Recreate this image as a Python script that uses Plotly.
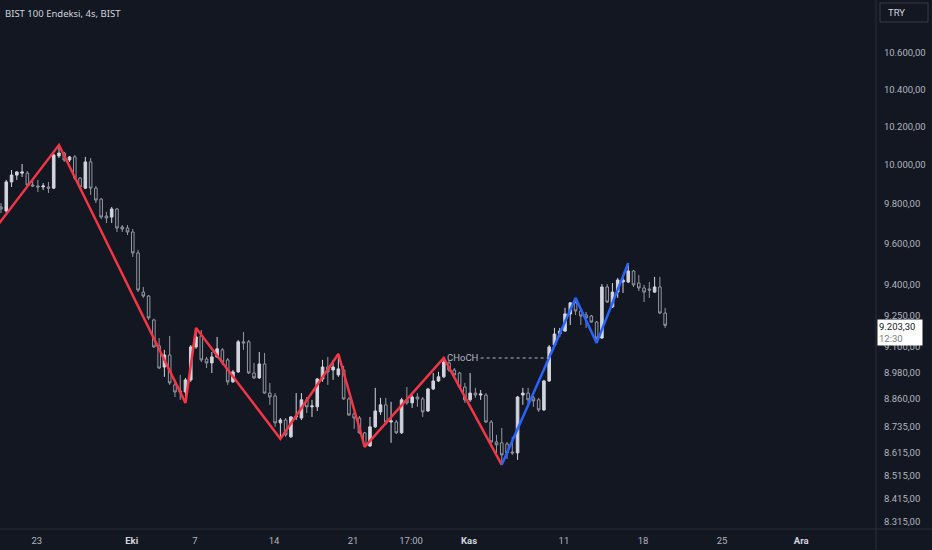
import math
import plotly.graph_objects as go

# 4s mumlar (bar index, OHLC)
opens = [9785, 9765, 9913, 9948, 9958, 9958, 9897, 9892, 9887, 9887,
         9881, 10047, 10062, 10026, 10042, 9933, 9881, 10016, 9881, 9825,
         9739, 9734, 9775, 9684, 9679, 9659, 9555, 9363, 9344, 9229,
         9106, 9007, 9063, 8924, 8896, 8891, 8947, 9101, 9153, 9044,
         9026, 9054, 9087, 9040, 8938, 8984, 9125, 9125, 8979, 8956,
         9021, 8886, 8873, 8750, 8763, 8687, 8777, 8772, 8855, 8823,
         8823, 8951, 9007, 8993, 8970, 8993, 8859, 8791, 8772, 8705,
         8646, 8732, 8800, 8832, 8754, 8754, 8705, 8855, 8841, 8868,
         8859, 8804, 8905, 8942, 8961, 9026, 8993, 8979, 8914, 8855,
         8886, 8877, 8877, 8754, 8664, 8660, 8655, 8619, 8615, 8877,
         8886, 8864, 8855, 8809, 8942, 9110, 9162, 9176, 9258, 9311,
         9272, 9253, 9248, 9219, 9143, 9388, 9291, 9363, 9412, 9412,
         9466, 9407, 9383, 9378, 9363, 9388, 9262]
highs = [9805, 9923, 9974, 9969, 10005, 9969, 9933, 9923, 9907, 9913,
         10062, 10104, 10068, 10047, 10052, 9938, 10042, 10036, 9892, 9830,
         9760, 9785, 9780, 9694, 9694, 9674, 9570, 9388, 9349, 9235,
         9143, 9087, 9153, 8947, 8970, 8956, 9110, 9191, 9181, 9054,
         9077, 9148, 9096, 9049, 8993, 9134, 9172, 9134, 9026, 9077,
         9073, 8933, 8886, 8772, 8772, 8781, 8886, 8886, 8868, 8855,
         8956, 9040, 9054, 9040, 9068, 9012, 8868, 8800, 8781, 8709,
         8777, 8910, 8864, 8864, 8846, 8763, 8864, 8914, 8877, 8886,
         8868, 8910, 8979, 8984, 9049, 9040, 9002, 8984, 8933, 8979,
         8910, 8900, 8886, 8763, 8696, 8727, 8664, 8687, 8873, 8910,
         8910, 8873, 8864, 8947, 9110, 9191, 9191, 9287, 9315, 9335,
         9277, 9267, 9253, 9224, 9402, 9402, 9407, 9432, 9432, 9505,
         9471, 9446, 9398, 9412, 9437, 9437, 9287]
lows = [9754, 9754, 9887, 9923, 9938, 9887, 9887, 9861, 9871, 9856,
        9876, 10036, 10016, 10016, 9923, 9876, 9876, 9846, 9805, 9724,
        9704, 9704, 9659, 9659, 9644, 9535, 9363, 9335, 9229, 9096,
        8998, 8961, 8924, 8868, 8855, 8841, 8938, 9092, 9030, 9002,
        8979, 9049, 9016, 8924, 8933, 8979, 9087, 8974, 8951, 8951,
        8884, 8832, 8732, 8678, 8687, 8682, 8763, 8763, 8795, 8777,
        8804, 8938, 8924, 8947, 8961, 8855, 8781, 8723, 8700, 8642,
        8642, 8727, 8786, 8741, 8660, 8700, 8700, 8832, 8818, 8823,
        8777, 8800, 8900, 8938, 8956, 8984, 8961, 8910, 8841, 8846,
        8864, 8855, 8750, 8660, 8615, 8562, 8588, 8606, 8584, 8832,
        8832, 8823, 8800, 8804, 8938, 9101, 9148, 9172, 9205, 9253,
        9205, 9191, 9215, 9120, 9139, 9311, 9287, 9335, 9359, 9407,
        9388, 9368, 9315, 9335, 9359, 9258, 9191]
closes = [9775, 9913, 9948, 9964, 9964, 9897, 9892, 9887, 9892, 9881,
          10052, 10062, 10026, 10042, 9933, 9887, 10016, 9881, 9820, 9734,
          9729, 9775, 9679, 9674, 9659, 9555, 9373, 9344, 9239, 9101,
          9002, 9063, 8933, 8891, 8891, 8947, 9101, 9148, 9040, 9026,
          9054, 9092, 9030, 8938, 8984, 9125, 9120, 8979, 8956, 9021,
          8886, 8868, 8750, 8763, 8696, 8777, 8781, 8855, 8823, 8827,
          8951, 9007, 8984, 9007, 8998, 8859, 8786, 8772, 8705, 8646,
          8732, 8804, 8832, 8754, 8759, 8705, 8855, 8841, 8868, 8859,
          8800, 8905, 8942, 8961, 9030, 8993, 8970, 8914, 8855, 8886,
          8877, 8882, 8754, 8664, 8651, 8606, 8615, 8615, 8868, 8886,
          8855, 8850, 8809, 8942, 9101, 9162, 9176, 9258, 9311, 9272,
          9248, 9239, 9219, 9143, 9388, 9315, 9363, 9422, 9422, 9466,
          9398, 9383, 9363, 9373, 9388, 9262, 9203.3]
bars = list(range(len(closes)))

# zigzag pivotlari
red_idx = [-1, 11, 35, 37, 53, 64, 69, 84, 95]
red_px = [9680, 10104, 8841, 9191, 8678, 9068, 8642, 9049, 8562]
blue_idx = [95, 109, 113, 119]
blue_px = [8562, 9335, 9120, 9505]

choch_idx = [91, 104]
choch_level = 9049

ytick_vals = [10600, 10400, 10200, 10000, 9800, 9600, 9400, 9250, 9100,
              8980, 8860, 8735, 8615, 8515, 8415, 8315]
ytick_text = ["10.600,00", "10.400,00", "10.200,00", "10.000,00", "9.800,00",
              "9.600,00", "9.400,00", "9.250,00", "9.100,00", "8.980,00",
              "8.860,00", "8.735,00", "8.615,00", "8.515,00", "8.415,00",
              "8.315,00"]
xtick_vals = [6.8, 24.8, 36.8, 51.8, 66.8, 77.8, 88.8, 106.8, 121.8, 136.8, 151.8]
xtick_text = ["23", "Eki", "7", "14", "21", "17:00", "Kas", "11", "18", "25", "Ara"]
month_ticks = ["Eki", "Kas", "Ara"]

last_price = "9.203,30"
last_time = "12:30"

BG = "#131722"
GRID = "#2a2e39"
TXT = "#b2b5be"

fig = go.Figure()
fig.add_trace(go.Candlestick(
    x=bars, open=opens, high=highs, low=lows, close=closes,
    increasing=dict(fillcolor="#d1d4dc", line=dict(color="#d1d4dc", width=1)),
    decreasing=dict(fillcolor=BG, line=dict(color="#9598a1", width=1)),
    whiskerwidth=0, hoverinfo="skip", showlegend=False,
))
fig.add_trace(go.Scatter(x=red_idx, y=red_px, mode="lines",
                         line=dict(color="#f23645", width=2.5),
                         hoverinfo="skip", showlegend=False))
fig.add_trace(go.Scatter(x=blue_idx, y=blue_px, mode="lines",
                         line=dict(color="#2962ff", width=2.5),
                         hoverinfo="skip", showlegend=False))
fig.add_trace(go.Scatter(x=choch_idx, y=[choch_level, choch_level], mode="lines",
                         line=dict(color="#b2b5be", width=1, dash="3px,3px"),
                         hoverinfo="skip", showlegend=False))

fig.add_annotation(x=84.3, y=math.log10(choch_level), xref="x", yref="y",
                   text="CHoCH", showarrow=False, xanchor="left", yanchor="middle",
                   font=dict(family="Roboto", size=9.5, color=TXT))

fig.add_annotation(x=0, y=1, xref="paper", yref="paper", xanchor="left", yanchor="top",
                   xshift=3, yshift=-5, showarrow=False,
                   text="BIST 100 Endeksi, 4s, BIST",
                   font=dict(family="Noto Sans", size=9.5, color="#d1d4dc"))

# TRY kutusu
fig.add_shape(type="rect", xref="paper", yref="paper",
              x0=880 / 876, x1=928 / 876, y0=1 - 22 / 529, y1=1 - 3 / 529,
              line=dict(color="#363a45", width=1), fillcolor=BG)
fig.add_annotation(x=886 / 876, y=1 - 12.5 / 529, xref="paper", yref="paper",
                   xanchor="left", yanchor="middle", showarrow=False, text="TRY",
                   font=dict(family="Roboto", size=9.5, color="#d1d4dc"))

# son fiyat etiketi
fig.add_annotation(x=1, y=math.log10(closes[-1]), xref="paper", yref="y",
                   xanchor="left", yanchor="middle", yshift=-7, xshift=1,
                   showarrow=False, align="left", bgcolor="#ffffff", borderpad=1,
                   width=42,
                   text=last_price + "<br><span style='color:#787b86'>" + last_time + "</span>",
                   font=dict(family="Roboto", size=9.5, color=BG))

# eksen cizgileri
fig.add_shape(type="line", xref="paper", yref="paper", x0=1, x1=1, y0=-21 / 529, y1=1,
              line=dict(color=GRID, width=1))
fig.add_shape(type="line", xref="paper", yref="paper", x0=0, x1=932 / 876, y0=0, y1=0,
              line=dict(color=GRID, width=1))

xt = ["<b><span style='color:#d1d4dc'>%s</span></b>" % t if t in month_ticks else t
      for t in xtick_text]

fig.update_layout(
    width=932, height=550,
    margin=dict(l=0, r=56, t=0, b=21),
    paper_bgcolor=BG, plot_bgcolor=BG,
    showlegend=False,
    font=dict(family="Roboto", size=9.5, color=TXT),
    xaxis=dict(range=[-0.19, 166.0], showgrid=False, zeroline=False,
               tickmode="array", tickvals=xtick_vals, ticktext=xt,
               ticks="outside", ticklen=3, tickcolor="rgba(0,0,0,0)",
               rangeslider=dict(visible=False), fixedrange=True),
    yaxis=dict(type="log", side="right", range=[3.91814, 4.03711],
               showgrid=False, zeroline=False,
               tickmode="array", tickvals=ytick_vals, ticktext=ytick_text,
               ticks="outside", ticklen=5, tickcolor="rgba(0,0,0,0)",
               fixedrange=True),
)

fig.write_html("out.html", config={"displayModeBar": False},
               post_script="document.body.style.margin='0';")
□ □ □ □
Transcribe the opening line of the listing above, please, and every line after it through the line with "import plotly.graph_objects as go", word for word, without pictures.

Recreate this image as a Python script that uses Plotly.
import math
import plotly.graph_objects as go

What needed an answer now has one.